● **Given information**
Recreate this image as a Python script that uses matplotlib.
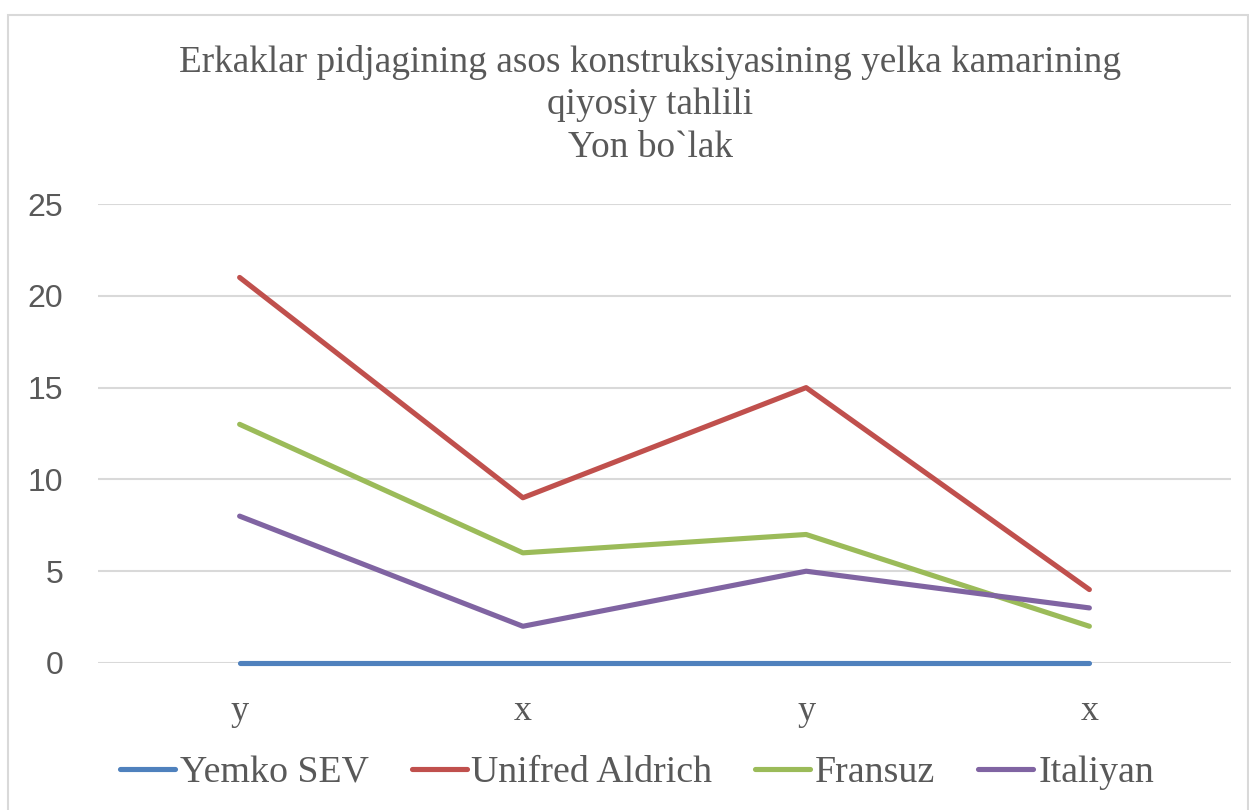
import matplotlib.pyplot as plt
from matplotlib.patches import Rectangle

categories = ['y', 'x', 'y', 'x']
series_names = ['Yemko SEV', 'Unifred Aldrich', 'Fransuz', 'Italiyan']
yemko = [0, 0, 0, 0]
unifred = [21, 9, 15, 4]
fransuz = [13, 6, 7, 2]
italiyan = [8, 2, 5, 3]
colors = ['#4F81BD', '#C0504D', '#9BBB59', '#8064A2']

title = ('Erkaklar pidjagining asos konstruksiyasining yelka kamarining\n'
         'qiyosiy tahlili\nYon bo`lak')

txt = '#595959'
serif = 'Liberation Serif'

fig = plt.figure(figsize=(12.49, 8.10), dpi=100)
# chart frame
fig.patches.append(Rectangle((8 / 1249, -0.01), 1240 / 1249, 1 - 15 / 810 + 0.01,
                             transform=fig.transFigure, fill=False,
                             edgecolor='#D9D9D9', linewidth=1.5))

ax = fig.add_axes([98 / 1249, 147 / 810, 1133 / 1249, 459 / 810])
xs = range(len(categories))
for vals, name, c in zip([yemko, unifred, fransuz, italiyan], series_names, colors):
    ax.plot(xs, vals, color=c, linewidth=3.7, solid_capstyle='round',
            solid_joinstyle='round', label=name, zorder=3, clip_on=False)

ax.set_xlim(-0.5, len(categories) - 0.5)
ax.set_ylim(0, 25)
ax.set_yticks([0, 5, 10, 15, 20, 25])
ax.yaxis.grid(True, color='#D9D9D9', linewidth=1.5)
ax.set_axisbelow(True)
for s in ax.spines.values():
    s.set_visible(False)
ax.tick_params(length=0)
ax.set_xticks(list(xs))
ax.set_xticklabels(categories, fontfamily=serif, fontsize=26, color=txt)
ax.tick_params(axis='x', pad=23)
ax.tick_params(axis='y', pad=25)
for lbl in ax.get_yticklabels():
    lbl.set_fontfamily('Liberation Sans')
    lbl.set_fontsize(23)
    lbl.set_color(txt)

fig.text(650 / 1249, 1 - 45 / 810, title, ha='center', va='top', fontfamily=serif,
         fontsize=26.8, color=txt, linespacing=1.3)

leg = fig.legend(loc='center', bbox_to_anchor=(637 / 1249, 1 - 773 / 810), ncol=4,
                 frameon=False, prop={'family': serif, 'size': 27.3},
                 handlelength=1.45, handletextpad=0.13, columnspacing=1.13)
for t in leg.get_texts():
    t.set_color(txt)

fig.savefig('out.png', dpi=100)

● **Given task**
Output the data exactly. Pictures don't belong in the result.

● **Answer to this exercise**
Recreate this image as a Python script that uses matplotlib.
import matplotlib.pyplot as plt
from matplotlib.patches import Rectangle

categories = ['y', 'x', 'y', 'x']
series_names = ['Yemko SEV', 'Unifred Aldrich', 'Fransuz', 'Italiyan']
yemko = [0, 0, 0, 0]
unifred = [21, 9, 15, 4]
fransuz = [13, 6, 7, 2]
italiyan = [8, 2, 5, 3]
colors = ['#4F81BD', '#C0504D', '#9BBB59', '#8064A2']

title = ('Erkaklar pidjagining asos konstruksiyasining yelka kamarining\n'
         'qiyosiy tahlili\nYon bo`lak')

txt = '#595959'
serif = 'Liberation Serif'

fig = plt.figure(figsize=(12.49, 8.10), dpi=100)
# chart frame
fig.patches.append(Rectangle((8 / 1249, -0.01), 1240 / 1249, 1 - 15 / 810 + 0.01,
                             transform=fig.transFigure, fill=False,
                             edgecolor='#D9D9D9', linewidth=1.5))

ax = fig.add_axes([98 / 1249, 147 / 810, 1133 / 1249, 459 / 810])
xs = range(len(categories))
for vals, name, c in zip([yemko, unifred, fransuz, italiyan], series_names, colors):
    ax.plot(xs, vals, color=c, linewidth=3.7, solid_capstyle='round',
            solid_joinstyle='round', label=name, zorder=3, clip_on=False)

ax.set_xlim(-0.5, len(categories) - 0.5)
ax.set_ylim(0, 25)
ax.set_yticks([0, 5, 10, 15, 20, 25])
ax.yaxis.grid(True, color='#D9D9D9', linewidth=1.5)
ax.set_axisbelow(True)
for s in ax.spines.values():
    s.set_visible(False)
ax.tick_params(length=0)
ax.set_xticks(list(xs))
ax.set_xticklabels(categories, fontfamily=serif, fontsize=26, color=txt)
ax.tick_params(axis='x', pad=23)
ax.tick_params(axis='y', pad=25)
for lbl in ax.get_yticklabels():
    lbl.set_fontfamily('Liberation Sans')
    lbl.set_fontsize(23)
    lbl.set_color(txt)

fig.text(650 / 1249, 1 - 45 / 810, title, ha='center', va='top', fontfamily=serif,
         fontsize=26.8, color=txt, linespacing=1.3)

leg = fig.legend(loc='center', bbox_to_anchor=(637 / 1249, 1 - 773 / 810), ncol=4,
                 frameon=False, prop={'family': serif, 'size': 27.3},
                 handlelength=1.45, handletextpad=0.13, columnspacing=1.13)
for t in leg.get_texts():
    t.set_color(txt)

fig.savefig('out.png', dpi=100)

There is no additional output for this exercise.